The Willow Globe, near Llandrindod Wells in mid-Wales, has, earlier this month, staged an outdoor production of The Comedy of Errors, presented by touring company The Wet Mariners. Usually playing to sell-out houses, this year, audiences had to be social-distanced and denied the usual tea and cakes at the interval, but - it’s live theatre! At the Minack (outdoor) Theatre in Cornwall, they have eschewed their usual amateur (and often big cast groups) and assembled some professional productions of two-handers or solo performers. Audiences will be suitably socially-distanced and spread throughout the auditorium. My husband and I are travelling down to see all this in action – our own production of Captain Corelli’s Mandolin, scheduled for Minack 2021, has now been bounced to 2022, but we were drawn to see just what seems to be possible in these current circumstances.
My own theatre company, Shattered Windscreen is hungrily creative and eager to embrace any opportunity, although we are an itinerant company with no premises of our own. Not be daunted, we have already Zoom-staged the 2020 winner of NDFA’s Derek Jacobi Award, A Matter of Life and Death, with some degree of success (and a lot of personal satisfaction) and we are now busily engaged in rehearsals for the 2015 winner of the same New Play prize Girl Walks Into a Bar. That one is scheduled for a Zoom performance on 10th and 11th of September at 7pm and I will send you an invitation if you would care to join us for either performance. As an aside, I would say, that in all my years of adjudicating, Girl Walks Into a Bar by Matthew Wilkie is the best original one act play that I have ever had the pleasure of reading and adjudicating (at Woking Festival in 2015). Just sayin’ ;)!
Even as I finish this article, I was heartened to read in the Times, today, quite out of the blue, the announcement from the government that theatres and performance spaces, along with sports venues are to reopen, with rules that limit audiences and enforce social distancing on stage. Hurrah, and thrice hurrah! Andrew Lloyd Webber, bless him, is also pictured in the Times today, acting as guinea pig in the British effort to develop a vaccine against the dreaded Covid-19. The vaccine, reportedly is now in ‘late stage’ clinical trials in Britain in tandem with international trials in S Africa and Brazil.

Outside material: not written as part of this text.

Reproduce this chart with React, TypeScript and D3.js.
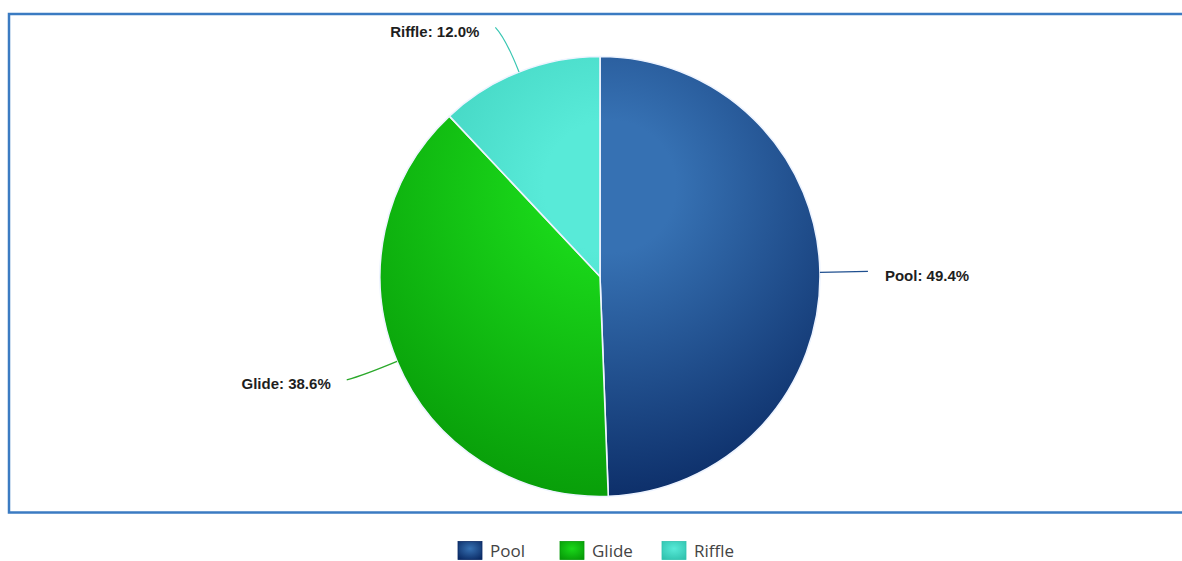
import React from "react";
import * as d3 from "d3";

const categories = ["Pool", "Glide", "Riffle"];
const values = [49.4, 38.6, 12.0];
const lightColors = ["#3671b3", "#1ad81a", "#58ead8"];
const darkColors = ["#0a2a64", "#079a08", "#30c2ae"];
const lineColors = ["#1f4f8f", "#2aa82a", "#38c6b2"];

const W = 1182;
const H = 561;

export default function App() {
  const cx = 600;
  const cy = 276.5;
  const r = 220;

  const pie = d3.pie<number>().sort(null).value((d) => d)(values);
  const arc = d3.arc<d3.PieArcDatum<number>>().innerRadius(0).outerRadius(r);
  const total = d3.sum(values);

  const polar = (a: number, rad: number): [number, number] => [
    cx + rad * Math.sin(a),
    cy - rad * Math.cos(a),
  ];

  const legendX = d3
    .scalePoint<string>()
    .domain(categories)
    .range([458, 662]);

  return (
    <svg
      width={W}
      height={H}
      style={{ position: "absolute", left: 0, top: 0, display: "block" }}
    >
      <defs>
        {categories.map((c, i) => (
          <radialGradient
            key={c}
            id={`g${i}`}
            gradientUnits="userSpaceOnUse"
            cx={10}
            cy={-90}
            r={r * 1.5}
          >
            <stop offset="0" stopColor={lightColors[i]} />
            <stop offset="0.2" stopColor={lightColors[i]} />
            <stop offset="1" stopColor={darkColors[i]} />
          </radialGradient>
        ))}
        {categories.map((c, i) => (
          <radialGradient key={c + "l"} id={`lg${i}`} cx="0.5" cy="0.4" r="0.7">
            <stop offset="0" stopColor={lightColors[i]} />
            <stop offset="1" stopColor={darkColors[i]} />
          </radialGradient>
        ))}
      </defs>
      <rect x={0} y={0} width={W} height={H} fill="#ffffff" />
      <rect
        x={9}
        y={14}
        width={W + 20}
        height={498.5}
        fill="#ffffff"
        stroke="#3b7bc2"
        strokeWidth={2.5}
      />
      <g transform={`translate(${cx},${cy})`}>
        {pie.map((p, i) => (
          <path
            key={categories[i]}
            d={arc(p) || ""}
            fill={`url(#g${i})`}
            stroke="#eef4ff"
            strokeWidth={1.6}
            strokeLinejoin="round"
          />
        ))}
      </g>
      {pie.map((p, i) => {
        const mid = (p.startAngle + p.endAngle) / 2;
        const [x0, y0] = polar(mid, r);
        const [xc, yc] = polar(mid, r + 36);
        const [x1, y1] = polar(mid, r + 48);
        const right = Math.sin(mid) >= 0;
        const xe = x1 + (right ? 0 : -6);
        const ye = y1;
        const tx = xe + (right ? 17 : -16);
        const pct = ((values[i] / total) * 100).toFixed(1);
        return (
          <g key={"lab" + categories[i]}>
            <path
              d={`M${x0},${y0} Q${xc},${yc} ${xe},${ye}`}
              fill="none"
              stroke={lineColors[i]}
              strokeWidth={1.2}
            />
            <text
              x={tx}
              y={ye + 4.5}
              dy="0.32em"
              textAnchor={right ? "start" : "end"}
              fontFamily="Arial, 'Liberation Sans', sans-serif"
              fontWeight="bold"
              fontSize={15}
              fill="#1e1e1e"
            >
              {`${categories[i]}: ${pct}%`}
            </text>
          </g>
        );
      })}
      {categories.map((c, i) => {
        const x = legendX(c) as number;
        return (
          <g key={"leg" + c}>
            <rect
              x={x}
              y={541.5}
              width={24}
              height={18}
              fill={`url(#lg${i})`}
              stroke={darkColors[i]}
              strokeWidth={0.8}
            />
            <text
              x={x + 32}
              y={557}
              fontFamily="'Open Sans', 'Noto Sans', sans-serif"
              fontSize={17}
              fill="#444"
            >
              {c}
            </text>
          </g>
        );
      })}
    </svg>
  );
}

Life is not hopeless. And whilst it is undoubtedly enormously difficult at the moment, I do think it is incumbent on those of us who can make a response, to make that response. People need theatre – in whatever form that currently it has to take - and more than anything, they need the sort of theatre that lifts up, that excites, that stimulates and extends horizons. I have a feeling (and this is, of course, my own view) that perhaps what we don’t need is theatre that is too challenging or too grounded in our current troubles. Do we really want, at this moment, theatre that explores gritty social issues, or exposes political mistakes or reminds us just how difficult life actually is? Personally, what I want is theatre in any form, but the more cheerful, the better!

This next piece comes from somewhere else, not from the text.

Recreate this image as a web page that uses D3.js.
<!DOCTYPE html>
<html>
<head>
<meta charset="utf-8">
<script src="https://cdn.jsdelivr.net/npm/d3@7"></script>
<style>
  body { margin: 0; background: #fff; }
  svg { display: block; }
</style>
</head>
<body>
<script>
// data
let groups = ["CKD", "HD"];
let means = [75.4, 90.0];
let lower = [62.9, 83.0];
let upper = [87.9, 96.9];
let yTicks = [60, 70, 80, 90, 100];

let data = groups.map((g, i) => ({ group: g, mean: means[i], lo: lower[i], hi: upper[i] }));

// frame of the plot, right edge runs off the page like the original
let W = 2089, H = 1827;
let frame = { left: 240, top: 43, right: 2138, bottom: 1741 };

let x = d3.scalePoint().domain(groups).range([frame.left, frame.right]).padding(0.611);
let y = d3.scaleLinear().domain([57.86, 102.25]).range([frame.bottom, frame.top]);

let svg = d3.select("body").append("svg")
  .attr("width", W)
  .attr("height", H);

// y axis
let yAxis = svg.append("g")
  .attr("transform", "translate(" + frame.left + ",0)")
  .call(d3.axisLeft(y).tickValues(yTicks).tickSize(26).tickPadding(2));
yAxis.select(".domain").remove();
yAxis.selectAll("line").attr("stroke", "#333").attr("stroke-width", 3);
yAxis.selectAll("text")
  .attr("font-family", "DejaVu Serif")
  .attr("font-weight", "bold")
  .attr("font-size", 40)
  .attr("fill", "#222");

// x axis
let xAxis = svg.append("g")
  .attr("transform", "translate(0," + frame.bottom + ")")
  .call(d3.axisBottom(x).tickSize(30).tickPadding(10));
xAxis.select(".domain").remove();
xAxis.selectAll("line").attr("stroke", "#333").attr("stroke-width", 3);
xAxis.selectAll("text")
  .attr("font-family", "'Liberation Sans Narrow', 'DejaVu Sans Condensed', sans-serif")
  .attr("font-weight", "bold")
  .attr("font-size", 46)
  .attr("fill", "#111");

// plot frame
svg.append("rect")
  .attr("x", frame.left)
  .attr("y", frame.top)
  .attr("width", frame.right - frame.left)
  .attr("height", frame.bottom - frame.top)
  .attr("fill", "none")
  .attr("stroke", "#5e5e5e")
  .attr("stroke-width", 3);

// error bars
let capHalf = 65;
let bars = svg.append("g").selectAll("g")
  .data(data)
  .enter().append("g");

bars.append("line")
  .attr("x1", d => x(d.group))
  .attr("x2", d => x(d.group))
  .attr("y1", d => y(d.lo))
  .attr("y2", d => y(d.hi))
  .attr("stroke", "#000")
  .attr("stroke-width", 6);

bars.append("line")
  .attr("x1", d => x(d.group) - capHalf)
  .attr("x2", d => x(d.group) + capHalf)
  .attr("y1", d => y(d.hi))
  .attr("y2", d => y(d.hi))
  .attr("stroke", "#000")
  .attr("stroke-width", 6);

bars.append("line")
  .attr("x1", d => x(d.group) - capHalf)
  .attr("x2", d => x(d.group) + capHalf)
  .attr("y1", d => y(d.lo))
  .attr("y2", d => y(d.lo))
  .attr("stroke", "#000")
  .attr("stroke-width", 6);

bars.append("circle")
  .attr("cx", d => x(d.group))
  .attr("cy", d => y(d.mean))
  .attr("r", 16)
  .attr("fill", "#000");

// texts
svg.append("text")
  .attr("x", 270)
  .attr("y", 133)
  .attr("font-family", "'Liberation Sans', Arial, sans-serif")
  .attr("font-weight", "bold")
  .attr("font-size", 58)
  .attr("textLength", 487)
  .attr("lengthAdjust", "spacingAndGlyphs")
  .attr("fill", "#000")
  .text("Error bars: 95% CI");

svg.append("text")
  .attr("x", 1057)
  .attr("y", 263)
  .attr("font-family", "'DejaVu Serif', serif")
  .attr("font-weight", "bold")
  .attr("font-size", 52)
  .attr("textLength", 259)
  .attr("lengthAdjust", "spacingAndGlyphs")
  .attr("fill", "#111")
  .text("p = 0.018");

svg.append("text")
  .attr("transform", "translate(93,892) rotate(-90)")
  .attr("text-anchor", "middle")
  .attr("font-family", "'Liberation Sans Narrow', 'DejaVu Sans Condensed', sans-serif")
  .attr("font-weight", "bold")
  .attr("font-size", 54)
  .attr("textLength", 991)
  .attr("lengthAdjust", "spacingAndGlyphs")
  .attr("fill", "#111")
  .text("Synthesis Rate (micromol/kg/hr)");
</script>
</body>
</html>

I look forward to seeing as many of you as is possible, at our Zoom AGM, and calling notices are coming out next week. Please join in, no matter how unfamiliar you are with Zoom. After 3 years in office, I will be hanging up my size 8s, but that won’t stop me from wishing the Guild and its new Chairman well as we face this next so very challenging year or three. Until then, keep safe, and keep cheerful.